Por suerte no he cambiado mucho. Hay días que me parece que soy el mismo niño que jugaba al lado de la silla de mi abuelo en Mar del Plata. Sé que no es así, que ahora el abuelo soy yo, pero esto ayuda a seguir soñando.
Tengo planes de hacer un libro de memorias y un libro sobre Ibsen, pero cuando ya no me quede nada de lo mucho que todavía tengo para hacer.
-¿Qué es lo que más le gusta de la ceremonia del teatro?
-Poner el cuerpo en el espacio, actuar, claro y, además, poner en el cuerpo las propias obsesiones, lo que pone en marcha el mágico: "Yo quiero estar ahí", del espectador de teatro.
-Y adentro del teatro, ¿cuál es aquel lugar preferido que más lo fascina?
-Desde luego, el escenario, como lugar en el que está el actor... y otro: estar en la antesala del escenario, detrás del telón, y escuchar, sin ser visto, el murmullo del público.
-¿Cuál diría que es la misión del artista de teatro?
-Cambiarse a sí mismo. Si alguien es seducido por ese cambio, podrá cambiar también.
En El juego de abalorios, de Herman Hesse, hay un diálogo entre el magister y el protagonista que dice: "Enseña todas las técnicas. El sentido no se puede enseñar".
Cuando habla el varón enamorado
" Verónica es extraordinaria y la amo."
Actualmente su mujer desde 1981 (la conoció en Venezuela), la actriz chilena Verónica Oddó está en Chile dirigiendo una obra de Marguerite Duras, pero aun con Verónica ausente, Gené tiene enormes dificultades para responder cuando se le pregunta por ella.

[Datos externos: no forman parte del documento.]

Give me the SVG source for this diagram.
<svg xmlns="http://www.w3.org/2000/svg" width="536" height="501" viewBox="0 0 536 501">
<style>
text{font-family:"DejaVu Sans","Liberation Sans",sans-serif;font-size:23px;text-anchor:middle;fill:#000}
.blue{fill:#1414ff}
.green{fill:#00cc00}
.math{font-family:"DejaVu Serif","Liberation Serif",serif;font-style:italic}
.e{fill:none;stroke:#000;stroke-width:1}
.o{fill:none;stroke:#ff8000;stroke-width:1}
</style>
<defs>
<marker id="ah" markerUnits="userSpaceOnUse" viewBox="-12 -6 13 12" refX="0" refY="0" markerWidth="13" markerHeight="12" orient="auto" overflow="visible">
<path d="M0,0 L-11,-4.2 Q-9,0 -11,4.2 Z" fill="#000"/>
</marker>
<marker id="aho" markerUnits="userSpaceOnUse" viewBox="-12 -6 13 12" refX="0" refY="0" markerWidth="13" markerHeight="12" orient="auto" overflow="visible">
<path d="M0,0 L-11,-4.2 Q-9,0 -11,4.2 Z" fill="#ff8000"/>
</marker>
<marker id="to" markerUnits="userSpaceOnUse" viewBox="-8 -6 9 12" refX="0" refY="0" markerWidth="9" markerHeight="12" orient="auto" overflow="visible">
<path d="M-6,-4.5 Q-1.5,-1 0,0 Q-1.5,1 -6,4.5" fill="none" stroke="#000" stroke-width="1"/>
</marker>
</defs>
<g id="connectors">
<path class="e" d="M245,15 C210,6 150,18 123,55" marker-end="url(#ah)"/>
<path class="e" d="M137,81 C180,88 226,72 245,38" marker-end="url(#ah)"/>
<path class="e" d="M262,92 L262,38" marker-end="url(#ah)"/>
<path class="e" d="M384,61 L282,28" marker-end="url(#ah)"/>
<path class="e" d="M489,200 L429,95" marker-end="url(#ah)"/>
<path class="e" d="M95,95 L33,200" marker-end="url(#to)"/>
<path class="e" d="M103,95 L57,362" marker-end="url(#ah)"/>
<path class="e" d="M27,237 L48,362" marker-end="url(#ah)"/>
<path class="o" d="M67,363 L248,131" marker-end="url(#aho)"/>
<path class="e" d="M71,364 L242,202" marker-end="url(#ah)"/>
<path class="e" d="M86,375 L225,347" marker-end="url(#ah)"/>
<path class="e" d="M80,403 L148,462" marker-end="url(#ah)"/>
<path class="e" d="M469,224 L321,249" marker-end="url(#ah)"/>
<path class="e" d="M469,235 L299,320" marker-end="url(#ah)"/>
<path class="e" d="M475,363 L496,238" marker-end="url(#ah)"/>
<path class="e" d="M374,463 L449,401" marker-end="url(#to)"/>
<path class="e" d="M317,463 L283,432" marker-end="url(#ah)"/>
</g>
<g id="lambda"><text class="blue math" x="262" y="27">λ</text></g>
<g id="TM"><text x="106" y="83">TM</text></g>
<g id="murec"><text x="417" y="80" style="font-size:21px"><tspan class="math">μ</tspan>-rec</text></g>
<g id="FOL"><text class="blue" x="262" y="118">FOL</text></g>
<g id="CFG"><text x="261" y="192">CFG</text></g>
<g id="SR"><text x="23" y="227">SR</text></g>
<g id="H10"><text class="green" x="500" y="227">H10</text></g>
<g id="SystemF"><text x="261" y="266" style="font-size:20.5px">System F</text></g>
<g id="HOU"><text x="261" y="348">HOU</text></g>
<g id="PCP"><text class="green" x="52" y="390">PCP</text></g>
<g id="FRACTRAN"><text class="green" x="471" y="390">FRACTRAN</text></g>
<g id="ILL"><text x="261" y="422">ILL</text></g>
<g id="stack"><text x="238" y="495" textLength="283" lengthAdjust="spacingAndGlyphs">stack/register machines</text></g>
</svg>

"Es que somos una pareja con un territorio común muy fuerte -dice-; tanto que han venido a decirnos que nuestra patria compartida es el escenario. A mí, su calidad de actriz y su singular personalidad logran fascinarme de tal manera que verdaderamente siento pudor cuando alguien me pide que hable de ella. Porque, realmente, ¿qué objetividad puedo tener? Ella formó parte de mi atmósfera de paz durante el exilio y fue decisiva en el momento de intentar la fundación del grupo teatral, porque gracias a Verónica pude pensar que muchas cosas serían posibles. En síntesis, no es que yo la crea extraordinaria porque la amo, sino que la amo porque es extraordinaria", -concluye el enamoradísimo Gené.
Retrato de un primer actor y autor
- Nacido: el 5 de noviembre de 1928. " Me reconozco como integrante de una generación influida desde cuando éramos niños por la guerra civil española, y posteriormente también signada por la irrupción del fascismo contra el socialismo y por la segunda guerra mundial", acota.

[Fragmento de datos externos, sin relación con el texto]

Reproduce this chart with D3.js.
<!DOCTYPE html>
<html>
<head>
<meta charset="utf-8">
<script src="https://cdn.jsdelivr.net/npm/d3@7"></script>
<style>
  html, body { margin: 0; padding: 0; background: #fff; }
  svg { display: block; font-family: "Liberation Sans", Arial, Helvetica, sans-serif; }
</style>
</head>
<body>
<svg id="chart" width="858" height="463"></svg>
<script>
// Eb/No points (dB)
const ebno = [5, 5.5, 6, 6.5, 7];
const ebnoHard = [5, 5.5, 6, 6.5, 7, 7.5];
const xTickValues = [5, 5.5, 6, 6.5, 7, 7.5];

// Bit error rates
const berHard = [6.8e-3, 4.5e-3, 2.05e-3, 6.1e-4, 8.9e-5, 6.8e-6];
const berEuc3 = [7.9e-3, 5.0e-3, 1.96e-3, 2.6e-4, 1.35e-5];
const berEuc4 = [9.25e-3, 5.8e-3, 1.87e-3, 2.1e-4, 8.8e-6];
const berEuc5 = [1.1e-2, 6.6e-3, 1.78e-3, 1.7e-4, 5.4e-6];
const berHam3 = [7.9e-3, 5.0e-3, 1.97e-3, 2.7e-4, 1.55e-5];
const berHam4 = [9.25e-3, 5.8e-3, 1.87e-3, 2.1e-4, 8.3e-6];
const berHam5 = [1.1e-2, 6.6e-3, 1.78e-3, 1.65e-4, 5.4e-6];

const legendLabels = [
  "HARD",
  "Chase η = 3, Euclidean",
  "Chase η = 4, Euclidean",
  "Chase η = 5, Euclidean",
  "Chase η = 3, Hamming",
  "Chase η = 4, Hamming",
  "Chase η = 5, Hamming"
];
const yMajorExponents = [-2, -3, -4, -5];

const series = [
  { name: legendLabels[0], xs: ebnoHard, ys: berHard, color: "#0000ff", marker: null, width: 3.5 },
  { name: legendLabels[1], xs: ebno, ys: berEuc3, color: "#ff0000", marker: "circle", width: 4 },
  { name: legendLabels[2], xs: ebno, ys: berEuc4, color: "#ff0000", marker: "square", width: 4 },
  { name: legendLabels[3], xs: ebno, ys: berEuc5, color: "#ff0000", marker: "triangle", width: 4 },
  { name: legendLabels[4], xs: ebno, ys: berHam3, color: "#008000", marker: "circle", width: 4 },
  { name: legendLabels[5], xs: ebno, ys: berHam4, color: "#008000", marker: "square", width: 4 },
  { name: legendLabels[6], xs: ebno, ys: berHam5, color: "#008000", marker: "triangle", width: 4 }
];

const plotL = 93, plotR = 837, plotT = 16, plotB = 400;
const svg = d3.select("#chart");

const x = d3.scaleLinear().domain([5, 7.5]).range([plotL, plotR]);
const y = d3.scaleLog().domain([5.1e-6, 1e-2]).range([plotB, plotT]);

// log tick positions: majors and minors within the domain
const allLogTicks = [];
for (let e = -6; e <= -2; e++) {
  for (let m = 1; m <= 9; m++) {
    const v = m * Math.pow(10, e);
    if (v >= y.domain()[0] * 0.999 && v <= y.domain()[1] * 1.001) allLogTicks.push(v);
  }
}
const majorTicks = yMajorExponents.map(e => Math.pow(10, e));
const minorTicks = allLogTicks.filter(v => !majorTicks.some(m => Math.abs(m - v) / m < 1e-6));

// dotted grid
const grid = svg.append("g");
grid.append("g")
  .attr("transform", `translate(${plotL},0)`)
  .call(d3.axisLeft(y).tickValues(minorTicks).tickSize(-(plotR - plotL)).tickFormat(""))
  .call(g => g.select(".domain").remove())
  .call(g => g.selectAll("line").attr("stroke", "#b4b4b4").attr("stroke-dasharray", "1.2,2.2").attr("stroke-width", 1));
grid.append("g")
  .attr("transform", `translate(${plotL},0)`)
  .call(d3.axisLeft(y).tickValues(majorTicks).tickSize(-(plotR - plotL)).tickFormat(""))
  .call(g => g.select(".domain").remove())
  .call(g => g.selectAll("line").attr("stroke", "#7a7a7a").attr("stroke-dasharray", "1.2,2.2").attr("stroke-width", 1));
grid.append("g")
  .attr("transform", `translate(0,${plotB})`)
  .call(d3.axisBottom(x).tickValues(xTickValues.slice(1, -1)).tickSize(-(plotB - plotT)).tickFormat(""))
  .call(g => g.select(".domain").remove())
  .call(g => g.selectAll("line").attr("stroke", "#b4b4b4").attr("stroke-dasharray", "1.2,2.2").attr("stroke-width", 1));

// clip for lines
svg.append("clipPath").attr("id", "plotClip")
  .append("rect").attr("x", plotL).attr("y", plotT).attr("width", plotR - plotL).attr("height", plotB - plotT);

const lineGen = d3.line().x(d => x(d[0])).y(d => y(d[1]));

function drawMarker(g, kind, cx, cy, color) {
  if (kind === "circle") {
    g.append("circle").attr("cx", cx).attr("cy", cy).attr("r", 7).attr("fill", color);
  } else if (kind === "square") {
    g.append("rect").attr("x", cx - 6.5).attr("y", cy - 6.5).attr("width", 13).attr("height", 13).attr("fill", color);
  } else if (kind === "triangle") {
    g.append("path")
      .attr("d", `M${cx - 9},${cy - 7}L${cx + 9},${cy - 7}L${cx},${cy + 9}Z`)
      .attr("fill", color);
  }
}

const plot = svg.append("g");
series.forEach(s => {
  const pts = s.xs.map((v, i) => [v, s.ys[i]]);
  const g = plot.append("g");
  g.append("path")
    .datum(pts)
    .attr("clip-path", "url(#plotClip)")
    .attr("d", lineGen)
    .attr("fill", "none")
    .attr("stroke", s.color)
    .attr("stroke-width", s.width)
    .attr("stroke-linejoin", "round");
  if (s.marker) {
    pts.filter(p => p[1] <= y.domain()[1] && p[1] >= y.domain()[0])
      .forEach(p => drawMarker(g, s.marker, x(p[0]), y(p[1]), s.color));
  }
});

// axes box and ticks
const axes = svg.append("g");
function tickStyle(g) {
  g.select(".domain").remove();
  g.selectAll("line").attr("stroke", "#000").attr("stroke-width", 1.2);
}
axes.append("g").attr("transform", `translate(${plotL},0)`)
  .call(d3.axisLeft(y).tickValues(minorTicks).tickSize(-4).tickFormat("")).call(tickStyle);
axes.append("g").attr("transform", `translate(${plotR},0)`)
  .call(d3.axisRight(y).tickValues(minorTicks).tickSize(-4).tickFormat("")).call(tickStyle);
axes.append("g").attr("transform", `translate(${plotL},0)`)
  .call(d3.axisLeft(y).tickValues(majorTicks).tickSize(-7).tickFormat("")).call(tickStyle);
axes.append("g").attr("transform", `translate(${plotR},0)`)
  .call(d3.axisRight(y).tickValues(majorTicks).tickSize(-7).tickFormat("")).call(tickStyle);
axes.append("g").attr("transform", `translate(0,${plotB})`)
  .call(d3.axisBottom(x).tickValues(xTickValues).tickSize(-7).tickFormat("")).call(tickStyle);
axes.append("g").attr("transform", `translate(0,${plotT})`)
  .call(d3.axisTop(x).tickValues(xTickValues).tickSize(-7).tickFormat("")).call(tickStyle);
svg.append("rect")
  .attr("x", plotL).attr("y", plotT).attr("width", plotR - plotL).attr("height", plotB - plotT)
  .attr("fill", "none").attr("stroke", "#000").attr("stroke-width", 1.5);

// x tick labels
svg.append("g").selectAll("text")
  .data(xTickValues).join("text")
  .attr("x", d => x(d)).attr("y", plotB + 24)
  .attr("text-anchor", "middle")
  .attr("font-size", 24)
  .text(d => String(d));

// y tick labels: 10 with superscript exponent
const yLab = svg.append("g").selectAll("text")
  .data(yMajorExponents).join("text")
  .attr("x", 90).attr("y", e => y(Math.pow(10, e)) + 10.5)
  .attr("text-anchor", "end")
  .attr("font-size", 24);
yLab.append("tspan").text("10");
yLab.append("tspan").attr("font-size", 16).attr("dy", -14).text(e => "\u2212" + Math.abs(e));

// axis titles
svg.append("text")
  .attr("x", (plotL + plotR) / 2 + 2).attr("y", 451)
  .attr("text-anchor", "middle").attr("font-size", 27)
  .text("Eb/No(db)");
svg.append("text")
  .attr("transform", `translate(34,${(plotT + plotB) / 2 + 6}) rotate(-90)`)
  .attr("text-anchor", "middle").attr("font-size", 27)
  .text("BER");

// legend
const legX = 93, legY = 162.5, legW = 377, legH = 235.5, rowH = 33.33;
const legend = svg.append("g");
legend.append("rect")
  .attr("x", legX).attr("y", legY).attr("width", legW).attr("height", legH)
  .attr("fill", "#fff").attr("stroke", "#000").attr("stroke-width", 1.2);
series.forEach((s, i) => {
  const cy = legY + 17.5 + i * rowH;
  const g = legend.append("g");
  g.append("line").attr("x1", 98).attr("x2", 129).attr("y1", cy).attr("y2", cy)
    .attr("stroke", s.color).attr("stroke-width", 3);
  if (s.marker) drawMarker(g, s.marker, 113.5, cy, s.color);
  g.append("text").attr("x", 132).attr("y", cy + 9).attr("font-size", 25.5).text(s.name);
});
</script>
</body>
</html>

- Estado civil: casado, con la actriz chilena Verónica Oddó.
- Hijos: tres. Hernán (de 40 años), actor, reside en España; Valeria (39), trabaja en producción de publicidad, y Paula (38), ama de casa y su secretaria personal.
- Nietos: cuatro, de 14, 12, 9 y 4 años.
- Obras de teatro estrenadas: nueve. El herrero y el diablo, Se acabó la diversión, El inglés, Golpes a mi puerta, Memorial del cordero asesinado, Ulf, Ritorno a Corallina, Memorias bajo la mesa. Y El sueño y la vigilia.
- Hobby: la lectura.
- Pasión: la docencia
- Placer: fumar en pipa fragantes tabacos de Dunhill.
- Admirador de: Federico García Lorca, Ramón del Valle Inclán, Miguel de Unamuno.
- Trabajo insólito: entre 1956 y 1960 fue guionista de historietas, como Bull Rocket y El Indio Suárez en la revista Misterix, de la Editorial Abril.